* [What the task asks]:
Skip the pictures. Repeat everything else in the records word for word.

[start]

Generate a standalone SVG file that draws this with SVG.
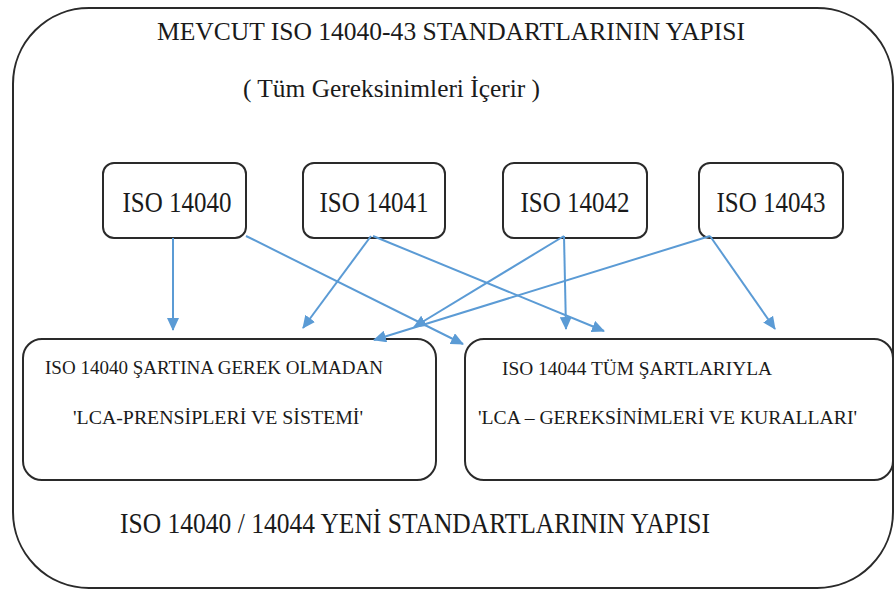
<svg xmlns="http://www.w3.org/2000/svg" width="895" height="590" viewBox="0 0 895 590" font-family="'Liberation Serif', 'Times New Roman', Times, serif">
  <defs>
    <style>
      .frame { fill: #ffffff; stroke: #2a2a2a; stroke-width: 2; }
      .box { fill: #ffffff; stroke: #2a2a2a; stroke-width: 2; }
      text { font-family: 'Liberation Serif', 'Times New Roman', Times, serif; fill: #1a1a1a; }
      .lbl { font-size: 29px; text-anchor: middle; }
      .link { stroke: #5b9bd5; stroke-width: 2; fill: none; marker-end: url(#arrow); }
    </style>
    <marker id="arrow" markerUnits="userSpaceOnUse" markerWidth="14" markerHeight="12" refX="12" refY="6" orient="auto">
      <path d="M0,0 L13,6 L0,12 z" fill="#5b9bd5"/>
    </marker>
  </defs>

  <rect x="0" y="0" width="895" height="590" fill="#ffffff"/>

  <!-- outer frame with headings -->
  <g id="frame">
    <rect class="frame" x="13" y="8" width="880" height="580" rx="76" ry="76"/>
    <text x="157" y="40" font-size="25" textLength="588" lengthAdjust="spacingAndGlyphs">MEVCUT ISO 14040-43 STANDARTLARININ YAPISI</text>
    <text x="243" y="97" font-size="25" textLength="297" lengthAdjust="spacingAndGlyphs">( Tüm Gereksinimleri İçerir )</text>
    <text x="120" y="533" font-size="29" textLength="590" lengthAdjust="spacingAndGlyphs">ISO 14040 / 14044 YENİ STANDARTLARININ YAPISI</text>
  </g>

  <!-- standard boxes -->
  <g id="iso14040">
    <rect class="box" x="103" y="163" width="143" height="75" rx="11"/>
    <text class="lbl" x="177" y="212" textLength="109" lengthAdjust="spacingAndGlyphs">ISO 14040</text>
  </g>
  <g id="iso14041">
    <rect class="box" x="303" y="163" width="142" height="75" rx="11"/>
    <text class="lbl" x="374" y="212" textLength="109" lengthAdjust="spacingAndGlyphs">ISO 14041</text>
  </g>
  <g id="iso14042">
    <rect class="box" x="503" y="163" width="144" height="75" rx="11"/>
    <text class="lbl" x="575" y="212" textLength="109" lengthAdjust="spacingAndGlyphs">ISO 14042</text>
  </g>
  <g id="iso14043">
    <rect class="box" x="699" y="163" width="144" height="75" rx="11"/>
    <text class="lbl" x="771" y="212" textLength="109" lengthAdjust="spacingAndGlyphs">ISO 14043</text>
  </g>

  <!-- new standard boxes -->
  <g id="iso14040new">
    <rect class="box" x="23" y="339" width="413" height="141" rx="19"/>
    <text x="45" y="374" font-size="18" textLength="338" lengthAdjust="spacingAndGlyphs">ISO 14040 ŞARTINA GEREK OLMADAN</text>
    <text x="73" y="424" font-size="19" textLength="290" lengthAdjust="spacingAndGlyphs">'LCA-PRENSİPLERİ VE SİSTEMİ'</text>
  </g>
  <g id="iso14044">
    <rect class="box" x="465" y="339" width="428" height="141" rx="19"/>
    <text x="502" y="375" font-size="18" textLength="270" lengthAdjust="spacingAndGlyphs">ISO 14044 TÜM ŞARTLARIYLA</text>
    <text x="478" y="424" font-size="19" textLength="379" lengthAdjust="spacingAndGlyphs">'LCA – GEREKSİNİMLERİ VE KURALLARI'</text>
  </g>

  <!-- connectors -->
  <g id="connectors">
    <line class="link" x1="173" y1="238" x2="173" y2="330"/>
    <line class="link" x1="246" y1="236" x2="463" y2="344"/>
    <line class="link" x1="371" y1="236" x2="303" y2="328"/>
    <line class="link" x1="373" y1="236" x2="604" y2="331"/>
    <line class="link" x1="564" y1="236" x2="566" y2="329"/>
    <line class="link" x1="564" y1="236" x2="414" y2="327"/>
    <line class="link" x1="710" y1="236" x2="374" y2="340"/>
    <line class="link" x1="710" y1="236" x2="775" y2="329"/>
  </g>
</svg>
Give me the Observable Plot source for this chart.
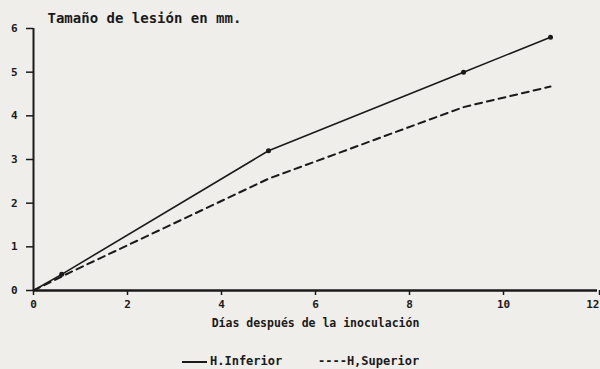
<!DOCTYPE html>
<html>
<head>
<meta charset="utf-8">
<script src="https://cdn.jsdelivr.net/npm/d3@7"></script>
<script src="https://cdn.jsdelivr.net/npm/@observablehq/plot@0.6"></script>
<style>
  html, body { margin: 0; padding: 0; background: #f0eeeb; }
  #wrap { position: relative; width: 600px; height: 369px; overflow: hidden; background: #f0eeeb; }
  .leg { position: absolute; top: 354px; line-height: 14px; font-family: "DejaVu Sans Mono", monospace; font-weight: bold; font-size: 12px; color: #1a1a1a; white-space: pre; }
  .leg .sw { display: inline-block; width: 25px; border-top: 2px solid #1a1a1a; vertical-align: middle; margin-right: 3px; }
</style>
</head>
<body>
<div id="wrap"></div>
<script>
// Data
const daysInferior = [0, 0.6, 5, 9.15, 11];
const sizeInferior = [0, 0.37, 3.2, 5.0, 5.8];
const daysSuperior = [0, 0.75, 5, 9.15, 11];
const sizeSuperior = [0, 0.4, 2.56, 4.2, 4.67];
const xTicks = [0, 2, 4, 6, 8, 10];
const xTickLast = [12];
const yTicks = [0, 1, 2, 3, 4, 5, 6];
const yTitle = "Tamaño de lesión en mm.";
const xTitle = "Días después de la inoculación";
const legendInferior = "H.Inferior";
const legendSuperior = "----H,Superior";

const inferior = daysInferior.map((d, i) => ({day: d, size: sizeInferior[i]}));
const superior = daysSuperior.map((d, i) => ({day: d, size: sizeSuperior[i]}));
const ink = "#1a1a1a";

const chart = Plot.plot({
  width: 600,
  height: 335,
  marginLeft: 33,
  marginRight: 3,
  marginTop: 28,
  marginBottom: 45,
  style: {background: "transparent", fontFamily: "'DejaVu Sans Mono', monospace", fontWeight: "bold", fontSize: "11px", color: ink},
  x: {domain: [0, 12]},
  y: {domain: [0, 6]},
  marks: [
    Plot.axisX({ticks: xTicks, tickSize: 5, tickPadding: 5, label: null, tickFormat: d => String(d), strokeWidth: 1.5}),
    Plot.axisX({ticks: xTickLast, tickSize: 5, tickPadding: 5, label: null, tickFormat: d => String(d), strokeWidth: 1.5, textAnchor: "end", dx: 2}),
    Plot.axisY({ticks: yTicks, tickSize: 7, tickPadding: 9, label: null, tickFormat: d => String(d), strokeWidth: 1.5}),
    Plot.ruleX([0], {stroke: ink, strokeWidth: 2}),
    Plot.ruleY([0], {stroke: ink, strokeWidth: 2.5}),
    Plot.line(inferior, {x: "day", y: "size", stroke: ink, strokeWidth: 1.6}),
    Plot.line(superior, {x: "day", y: "size", stroke: ink, strokeWidth: 2, strokeDasharray: "7,5"}),
    Plot.dot(inferior.filter(d => d.day > 0), {x: "day", y: "size", r: 2.5, fill: ink, stroke: "none"}),
    Plot.text([yTitle], {frameAnchor: "top-left", dx: 14, dy: -6, textAnchor: "start", lineAnchor: "bottom", fontSize: 14, fill: ink}),
    Plot.text([xTitle], {frameAnchor: "bottom", dy: 33, lineAnchor: "middle", fontSize: 11.5, fill: ink})
  ]
});
const wrap = document.getElementById("wrap");
wrap.appendChild(chart);

const l1 = document.createElement("div");
l1.className = "leg";
l1.style.left = "182px";
l1.innerHTML = '<span class="sw"></span>' + legendInferior;
wrap.appendChild(l1);
const l2 = document.createElement("div");
l2.className = "leg";
l2.style.left = "318px";
l2.textContent = legendSuperior;
wrap.appendChild(l2);
</script>
</body>
</html>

[end]

* [Result below]:
Generate a standalone SVG file that draws this with SVG.
<svg xmlns="http://www.w3.org/2000/svg" width="895" height="590" viewBox="0 0 895 590" font-family="'Liberation Serif', 'Times New Roman', Times, serif">
  <defs>
    <style>
      .frame { fill: #ffffff; stroke: #2a2a2a; stroke-width: 2; }
      .box { fill: #ffffff; stroke: #2a2a2a; stroke-width: 2; }
      text { font-family: 'Liberation Serif', 'Times New Roman', Times, serif; fill: #1a1a1a; }
      .lbl { font-size: 29px; text-anchor: middle; }
      .link { stroke: #5b9bd5; stroke-width: 2; fill: none; marker-end: url(#arrow); }
    </style>
    <marker id="arrow" markerUnits="userSpaceOnUse" markerWidth="14" markerHeight="12" refX="12" refY="6" orient="auto">
      <path d="M0,0 L13,6 L0,12 z" fill="#5b9bd5"/>
    </marker>
  </defs>

  <rect x="0" y="0" width="895" height="590" fill="#ffffff"/>

  <!-- outer frame with headings -->
  <g id="frame">
    <rect class="frame" x="13" y="8" width="880" height="580" rx="76" ry="76"/>
    <text x="157" y="40" font-size="25" textLength="588" lengthAdjust="spacingAndGlyphs">MEVCUT ISO 14040-43 STANDARTLARININ YAPISI</text>
    <text x="243" y="97" font-size="25" textLength="297" lengthAdjust="spacingAndGlyphs">( Tüm Gereksinimleri İçerir )</text>
    <text x="120" y="533" font-size="29" textLength="590" lengthAdjust="spacingAndGlyphs">ISO 14040 / 14044 YENİ STANDARTLARININ YAPISI</text>
  </g>

  <!-- standard boxes -->
  <g id="iso14040">
    <rect class="box" x="103" y="163" width="143" height="75" rx="11"/>
    <text class="lbl" x="177" y="212" textLength="109" lengthAdjust="spacingAndGlyphs">ISO 14040</text>
  </g>
  <g id="iso14041">
    <rect class="box" x="303" y="163" width="142" height="75" rx="11"/>
    <text class="lbl" x="374" y="212" textLength="109" lengthAdjust="spacingAndGlyphs">ISO 14041</text>
  </g>
  <g id="iso14042">
    <rect class="box" x="503" y="163" width="144" height="75" rx="11"/>
    <text class="lbl" x="575" y="212" textLength="109" lengthAdjust="spacingAndGlyphs">ISO 14042</text>
  </g>
  <g id="iso14043">
    <rect class="box" x="699" y="163" width="144" height="75" rx="11"/>
    <text class="lbl" x="771" y="212" textLength="109" lengthAdjust="spacingAndGlyphs">ISO 14043</text>
  </g>

  <!-- new standard boxes -->
  <g id="iso14040new">
    <rect class="box" x="23" y="339" width="413" height="141" rx="19"/>
    <text x="45" y="374" font-size="18" textLength="338" lengthAdjust="spacingAndGlyphs">ISO 14040 ŞARTINA GEREK OLMADAN</text>
    <text x="73" y="424" font-size="19" textLength="290" lengthAdjust="spacingAndGlyphs">'LCA-PRENSİPLERİ VE SİSTEMİ'</text>
  </g>
  <g id="iso14044">
    <rect class="box" x="465" y="339" width="428" height="141" rx="19"/>
    <text x="502" y="375" font-size="18" textLength="270" lengthAdjust="spacingAndGlyphs">ISO 14044 TÜM ŞARTLARIYLA</text>
    <text x="478" y="424" font-size="19" textLength="379" lengthAdjust="spacingAndGlyphs">'LCA – GEREKSİNİMLERİ VE KURALLARI'</text>
  </g>

  <!-- connectors -->
  <g id="connectors">
    <line class="link" x1="173" y1="238" x2="173" y2="330"/>
    <line class="link" x1="246" y1="236" x2="463" y2="344"/>
    <line class="link" x1="371" y1="236" x2="303" y2="328"/>
    <line class="link" x1="373" y1="236" x2="604" y2="331"/>
    <line class="link" x1="564" y1="236" x2="566" y2="329"/>
    <line class="link" x1="564" y1="236" x2="414" y2="327"/>
    <line class="link" x1="710" y1="236" x2="374" y2="340"/>
    <line class="link" x1="710" y1="236" x2="775" y2="329"/>
  </g>
</svg>
Give me the Observable Plot source for this chart.
<!DOCTYPE html>
<html>
<head>
<meta charset="utf-8">
<script src="https://cdn.jsdelivr.net/npm/d3@7"></script>
<script src="https://cdn.jsdelivr.net/npm/@observablehq/plot@0.6"></script>
<style>
  html, body { margin: 0; padding: 0; background: #f0eeeb; }
  #wrap { position: relative; width: 600px; height: 369px; overflow: hidden; background: #f0eeeb; }
  .leg { position: absolute; top: 354px; line-height: 14px; font-family: "DejaVu Sans Mono", monospace; font-weight: bold; font-size: 12px; color: #1a1a1a; white-space: pre; }
  .leg .sw { display: inline-block; width: 25px; border-top: 2px solid #1a1a1a; vertical-align: middle; margin-right: 3px; }
</style>
</head>
<body>
<div id="wrap"></div>
<script>
// Data
const daysInferior = [0, 0.6, 5, 9.15, 11];
const sizeInferior = [0, 0.37, 3.2, 5.0, 5.8];
const daysSuperior = [0, 0.75, 5, 9.15, 11];
const sizeSuperior = [0, 0.4, 2.56, 4.2, 4.67];
const xTicks = [0, 2, 4, 6, 8, 10];
const xTickLast = [12];
const yTicks = [0, 1, 2, 3, 4, 5, 6];
const yTitle = "Tamaño de lesión en mm.";
const xTitle = "Días después de la inoculación";
const legendInferior = "H.Inferior";
const legendSuperior = "----H,Superior";

const inferior = daysInferior.map((d, i) => ({day: d, size: sizeInferior[i]}));
const superior = daysSuperior.map((d, i) => ({day: d, size: sizeSuperior[i]}));
const ink = "#1a1a1a";

const chart = Plot.plot({
  width: 600,
  height: 335,
  marginLeft: 33,
  marginRight: 3,
  marginTop: 28,
  marginBottom: 45,
  style: {background: "transparent", fontFamily: "'DejaVu Sans Mono', monospace", fontWeight: "bold", fontSize: "11px", color: ink},
  x: {domain: [0, 12]},
  y: {domain: [0, 6]},
  marks: [
    Plot.axisX({ticks: xTicks, tickSize: 5, tickPadding: 5, label: null, tickFormat: d => String(d), strokeWidth: 1.5}),
    Plot.axisX({ticks: xTickLast, tickSize: 5, tickPadding: 5, label: null, tickFormat: d => String(d), strokeWidth: 1.5, textAnchor: "end", dx: 2}),
    Plot.axisY({ticks: yTicks, tickSize: 7, tickPadding: 9, label: null, tickFormat: d => String(d), strokeWidth: 1.5}),
    Plot.ruleX([0], {stroke: ink, strokeWidth: 2}),
    Plot.ruleY([0], {stroke: ink, strokeWidth: 2.5}),
    Plot.line(inferior, {x: "day", y: "size", stroke: ink, strokeWidth: 1.6}),
    Plot.line(superior, {x: "day", y: "size", stroke: ink, strokeWidth: 2, strokeDasharray: "7,5"}),
    Plot.dot(inferior.filter(d => d.day > 0), {x: "day", y: "size", r: 2.5, fill: ink, stroke: "none"}),
    Plot.text([yTitle], {frameAnchor: "top-left", dx: 14, dy: -6, textAnchor: "start", lineAnchor: "bottom", fontSize: 14, fill: ink}),
    Plot.text([xTitle], {frameAnchor: "bottom", dy: 33, lineAnchor: "middle", fontSize: 11.5, fill: ink})
  ]
});
const wrap = document.getElementById("wrap");
wrap.appendChild(chart);

const l1 = document.createElement("div");
l1.className = "leg";
l1.style.left = "182px";
l1.innerHTML = '<span class="sw"></span>' + legendInferior;
wrap.appendChild(l1);
const l2 = document.createElement("div");
l2.className = "leg";
l2.style.left = "318px";
l2.textContent = legendSuperior;
wrap.appendChild(l2);
</script>
</body>
</html>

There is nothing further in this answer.